Just as our initial response to COVID-19 was impeded by nihilistic claims that it was “too late” to perform prompt testing and contact tracing, so too are we now hearing that it is “too hard” to boost vaccine production to meet the global need. This alleged impossibility lacks both moral and empirical backing. The US government alone has the power to incentivize transfers of know-how and expand vaccine production capacity significantly through the Defense Production Act, which it has already used domestically during the pandemic.
More broadly, the pandemic provides an opportunity to decentralize manufacturing capacity in global health, moving us closer toward a redistribution of power and resources, which should be the goal of health and human rights advocates. As Yale law professor Amy Kapczynski notes, transformative approaches to human rights require “attention to the structural changes that are needed to reform our political economy, and to provide the infrastructure for fair provision, locally and globally, that neoliberal legality has steadfastly opposed.”
We’ve been here before. Not long ago, the “expert” purveyors of the status quo argued that the delivery of antiretroviral therapy for AIDS was neither cost-effective nor feasible in settings of privation. But a broad coalition of actors—activists, clinicians, scientists, civil society, and, most of all, people living with HIV—refused to accept the prioritization of profits over patients and led a movement that secured needed policy reforms, changed national and global health institutions (while catalyzing the creation of new ones), and made AIDS medicines available to millions in the Global South. In the process, the coalition made a monumental contribution to the broader fight for global health equity: it elevated our imagination of what’s possible when nihilism is rejected in favor of a bold vision of social justice.
Today, COVID-19 reveals that we must do more than just build vertical programs to mitigate HIV or any other single condition. We must insist on robust health systems (public health and care) capable of attending to the complete burden of disease and of fulfilling their functions as core democratic institutions, including progressive public financing of health and social protection. Such efforts are far more likely to yield equitable improvements in population health than are myopic pandemic preparedness initiatives or sporadic humanitarian aid during crises.

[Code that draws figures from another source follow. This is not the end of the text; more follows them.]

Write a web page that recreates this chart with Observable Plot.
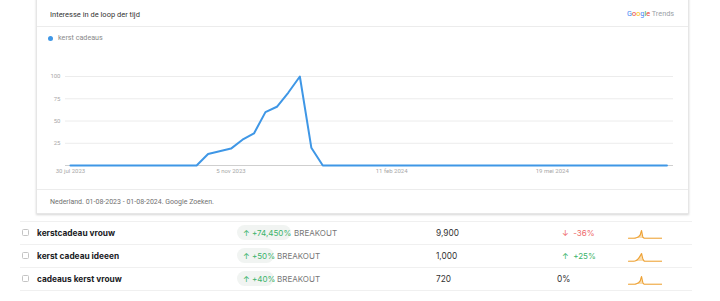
<!DOCTYPE html>
<html><head><meta charset="utf-8">
<script src="https://cdn.jsdelivr.net/npm/d3@7"></script>
<script src="https://cdn.jsdelivr.net/npm/@observablehq/plot@0.6"></script>
<style>
body{margin:0;width:720px;height:301px;position:relative;overflow:hidden;background:#fff;font-family:Roboto,sans-serif}
.abs{position:absolute;white-space:nowrap}
.card{left:36px;top:-4px;width:651px;height:216px;border:1px solid #e6e6e6;box-shadow:0 1px 2px rgba(0,0,0,.16);background:#fff}
.hline{height:1px;background:#ececec}
.t{line-height:10px;height:10px}
.q{font-family:Inter,sans-serif;font-weight:700;font-size:8.3px;color:#202124}
.pill{background:#f1f4f2;border-radius:8px;height:15px}
.grn{color:#3bb36a}
.red{color:#ee6a6a}
.gray{color:#777;font-family:Inter,sans-serif;font-size:8px}
.num{font-family:Inter,sans-serif;font-size:8.3px;color:#333}
.cb{width:5px;height:5px;border:1px solid #c4c4c4;border-radius:1.5px}
</style></head>
<body>
<div id="root"></div>
<script>
// ---- data ----
const series = "kerst cadeaus";
const startDate = "2023-07-30";
const weeklyValues = [0,0,0,0,0,0,0,0,0,0,0,0,13,16,19,29,36,60,66,82,100,20,0,0,0,0,0,0,0,0,0,0,0,0,0,0,0,0,0,0,0,0,0,0,0,0,0,0,0,0,0,0,0];
const xTickDates = ["2023-07-30","2023-11-05","2024-02-11","2024-05-19"];
const xTickLabels = ["30 jul 2023","5 nov 2023","11 feb 2024","19 mei 2024"];
const yTicks = [25,50,75,100];
const queries = ["kerstcadeau vrouw","kerst cadeau ideeen","cadeaus kerst vrouw"];
const growth = ["+74,450%","+50%","+40%"];
const volumes = ["9,900","1,000","720"];
const changes = ["-36%","+25%","0%"];
const changeDir = ["down","up","none"];
const spark1 = [3,3,3,3,3,5,10,16,26,45,100,15,3,3,3,3,3,3,3,3,3,3,3,3,3,3,3];
const spark2 = [4,4,4,4,4,7,13,25,45,70,100,30,5,4,4,4,4,4,4,4,4,4,4,4,4,4,4];
const spark3 = [3,3,3,3,3,4,8,15,26,45,100,20,3,3,3,3,3,3,3,3,3,3,3,3,3,3,3];
const sparks = [spark1, spark2, spark3];

// ---- build ----
const root = document.getElementById("root");
function el(cls, style, html){const d=document.createElement("div");d.className="abs "+cls;d.setAttribute("style",style);if(html!==undefined)d.innerHTML=html;root.appendChild(d);return d;}

el("card","");
el("t","left:50px;top:10px;font-size:7.5px;color:#333","Interesse in de loop der tijd");
el("t","left:627px;top:9px;font-size:7.3px;color:#999",
 '<span style="color:#4285f4">G</span><span style="color:#ea4335">o</span><span style="color:#fbbc05">o</span><span style="color:#4285f4">g</span><span style="color:#34a853">l</span><span style="color:#ea4335">e</span> <span style="color:#9aa0a6">Trends</span>');
el("hline","left:37px;top:26px;width:651px");
el("","left:48px;top:36px;width:5px;height:5px;border-radius:50%;background:#3f97e6");
el("t","left:58px;top:33px;font-size:7.2px;color:#8a8a8a",series);
el("hline","left:37px;top:189px;width:651px");
el("t","left:50px;top:197px;font-size:7px;color:#707070","Nederland. 01-08-2023 - 01-08-2024. Google Zoeken.");

const t0 = new Date(startDate);
const data = weeklyValues.map((v,i)=>({date:new Date(t0.getTime()+i*7*864e5), value:v}));
const chart = Plot.plot({
  width:720, height:125,
  marginLeft:65, marginRight:47, marginTop:16, marginBottom:20,
  style:{fontFamily:"Roboto,sans-serif", fontSize:"6px", color:"#a8a8a8", background:"transparent"},
  x:{type:"utc", domain:[new Date("2023-07-27"), new Date("2024-08-01")]},
  y:{domain:[0,100]},
  marks:[
    Plot.gridY(yTicks,{stroke:"#ececec", strokeOpacity:1}),
    Plot.ruleY([0],{stroke:"#cfcfcf"}),
    Plot.axisY({ticks:yTicks, tickSize:0, tickPadding:5, label:null}),
    Plot.axisX({ticks:xTickDates.map(d=>new Date(d)), tickFormat:(d,i)=>xTickLabels[i], tickSize:0, tickPadding:3, label:null}),
    Plot.lineY(data,{x:"date", y:"value", stroke:"#3f97e6", strokeWidth:2})
  ]
});
const cw = el("","left:0;top:60px");
cw.appendChild(chart);

const rowC = [232.5,255.5,278.5];
const lines = [221,244,267,290];
lines.forEach(y=>el("hline","left:20px;top:"+y+"px;width:672px;background:#f0f0f0"));
queries.forEach((q,i)=>{
  const c=rowC[i];
  el("cb","left:22px;top:"+(c-3.5)+"px");
  el("t q","left:37px;top:"+(c-5)+"px",q);
  const pillW = growth[i].length>5?54:37;
  el("pill","left:236.5px;top:"+(c-7.5)+"px;width:"+pillW+"px");
  el("t grn","left:243px;top:"+(c-5)+"px;font-family:Inter,sans-serif;font-size:8px",'<span style="font-size:8px">&#8593;</span> '+growth[i]);
  el("t gray","left:"+(236.5+pillW+3.5)+"px;top:"+(c-5)+"px","BREAKOUT");
  el("t num","left:436px;top:"+(c-5)+"px",volumes[i]);
  if(changeDir[i]==="down") el("t red","left:562px;top:"+(c-5)+"px;font-family:Inter,sans-serif;font-size:8px","&#8595;&nbsp; "+changes[i]);
  else if(changeDir[i]==="up") el("t grn","left:562px;top:"+(c-5)+"px;font-family:Inter,sans-serif;font-size:8px","&#8593;&nbsp; "+changes[i]);
  else el("t num","left:557px;top:"+(c-5)+"px",changes[i]);
  const sd = sparks[i].map((v,j)=>({j, v}));
  const sp = Plot.plot({
    width:34, height:10, margin:0, marginTop:1, marginBottom:1,
    x:{axis:null, domain:[0, sd.length-1]}, y:{axis:null, domain:[0,100]},
    style:{background:"transparent"},
    marks:[
      Plot.areaY(sd,{x:"j", y:"v", fill:"#f7c77a", fillOpacity:0.6}),
      Plot.lineY(sd,{x:"j", y:"v", stroke:"#eea236", strokeWidth:1.1})
    ]
  });
  const sw = el("","left:628px;top:"+(c-4)+"px");
  sw.appendChild(sp);
});
</script>
</body></html>
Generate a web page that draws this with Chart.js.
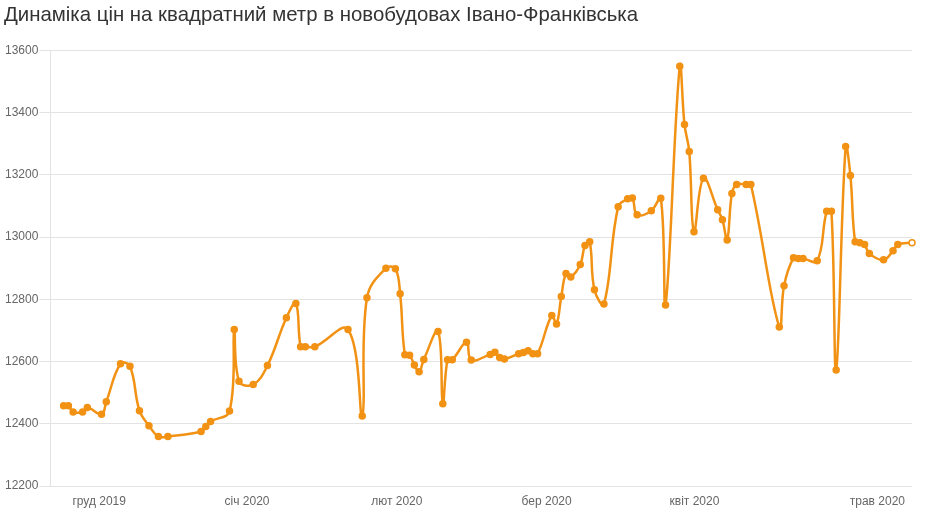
<!DOCTYPE html>
<html>
<head>
<meta charset="utf-8">
<script src="https://cdn.jsdelivr.net/npm/chart.js@4.4.0/dist/chart.umd.min.js"></script>
<style>
  html, body { margin: 0; padding: 0; background: #fff; }
  #wrap { width: 943px; height: 514px; }
</style>
</head>
<body>
<div id="wrap"><canvas id="c" width="943" height="514"></canvas></div>
<script>
// Day offsets (days since first observation)
const days = [0,1,2,4,5,8,9,12,14,16,18,20,22,29,30,31,35,36,37,40,43,47,49,50,51,53,60,63,64,68,70,71,72,73,74,75,76,79,80,81,82,85,86,90,91,92,93,96,97,98,99,100,103,104,105,106,107,109,110,111,112,114,117,119,120,121,124,126,127,130,131,132,133,135,138,139,140,141,142,144,145,151,152,154,155,156,159,161,162,163,165,166,167,168,169,170,173,175,176,179];
// Price per square metre
const prices = [12458,12458,12438,12438,12452,12431,12471,12593,12585,12442,12394,12359,12359,12375,12391,12407,12441,12703,12537,12526,12587,12741,12787,12648,12648,12648,12703,12425,12805,12900,12898,12818,12622,12620,12589,12567,12607,12697,12464,12606,12606,12662,12605,12623,12630,12613,12608,12625,12629,12635,12625,12625,12748,12721,12809,12883,12872,12912,12973,12985,12831,12785,13098,13123,13126,13072,13085,13125,12782,13549,13362,13275,13017,13189,13088,13056,12991,13140,13169,13169,13169,12711,12844,12934,12931,12931,12924,13083,13083,12573,13291,13198,12985,12982,12976,12947,12927,12956,12976,12982];
// X-axis month labels and their positions (in days)
const tickDays = [7.5, 38.7, 70.3, 101.9, 133.1, 171.7];
const tickLabels = ['груд 2019', 'січ 2020', 'лют 2020', 'бер 2020', 'квіт 2020', 'трав 2020'];
const yTicks = [12200, 12400, 12600, 12800, 13000, 13200, 13400, 13600];

const orange = '#f29214';
const pointsData = days.map((d, i) => ({ x: d, y: prices[i] }));
const pointBg = prices.map((_, i) => i === prices.length - 1 ? '#ffffff' : orange);

Chart.defaults.font.family = "'Liberation Sans', Arial, sans-serif";
Chart.defaults.color = '#666';

new Chart(document.getElementById('c'), {
  type: 'line',
  data: {
    datasets: [{
      data: pointsData,
      borderColor: orange,
      backgroundColor: orange,
      pointBackgroundColor: pointBg,
      pointBorderColor: orange,
      pointRadius: 3,
      pointBorderWidth: 1.5,
      borderWidth: 2.5,
      tension: 0.4,
      fill: false,
      clip: false
    }]
  },
  options: {
    responsive: false,
    animation: false,
    layout: { padding: { left: 4, right: 31, top: 0, bottom: 0 } },
    plugins: {
      legend: { display: false },
      tooltip: { enabled: false },
      title: {
        display: true,
        text: 'Динаміка цін на квадратний метр в новобудовах Івано-Франківська',
        align: 'start',
        color: '#333',
        font: { size: 20.4, weight: 'normal' },
        padding: { top: 3, bottom: 23 }
      }
    },
    scales: {
      x: {
        type: 'linear',
        min: -2.8,
        max: 179,
        grid: { display: false, drawTicks: false },
        border: { display: false },
        afterBuildTicks: (scale) => { scale.ticks = tickDays.map(v => ({ value: v })); },
        afterFit: (scale) => { scale.height = 28; },
        ticks: {
          autoSkip: false,
          maxRotation: 0,
          padding: 8,
          font: { size: 12 },
          color: '#666',
          callback: (v, i) => tickLabels[i]
        }
      },
      y: {
        min: 12200,
        max: 13600,
        afterBuildTicks: (scale) => { scale.ticks = yTicks.map(v => ({ value: v })); },
        grid: { color: '#e3e3e3', tickLength: 11, lineWidth: 1 },
        border: { display: true, color: '#e3e3e3' },
        ticks: {
          padding: 1,
          font: { size: 12 },
          color: '#666',
          callback: (v) => String(v)
        }
      }
    }
  }
});
</script>
</body>
</html>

Taking health-related rights seriously also requires us to fight the transnational dynamics across an array of policy areas that systematically undermine the well-being of populations in the Global South. We cannot limit our vision to schemes for interstate transfers of “aid,” which elide the structural injustices embedded in center-periphery dependence, as well as the history of colonial and neocolonial domination through which the North has prospered at the South’s expense. Historical amnesia clouds our capacity to see, and in turn redress, the enduring legacies of this history. Human rights activism should be centrally concerned with repairing our deeply unequal, global political economy and reimagining international governance to enable sustained Global Public Investment in domains ranging from global health to climate justice.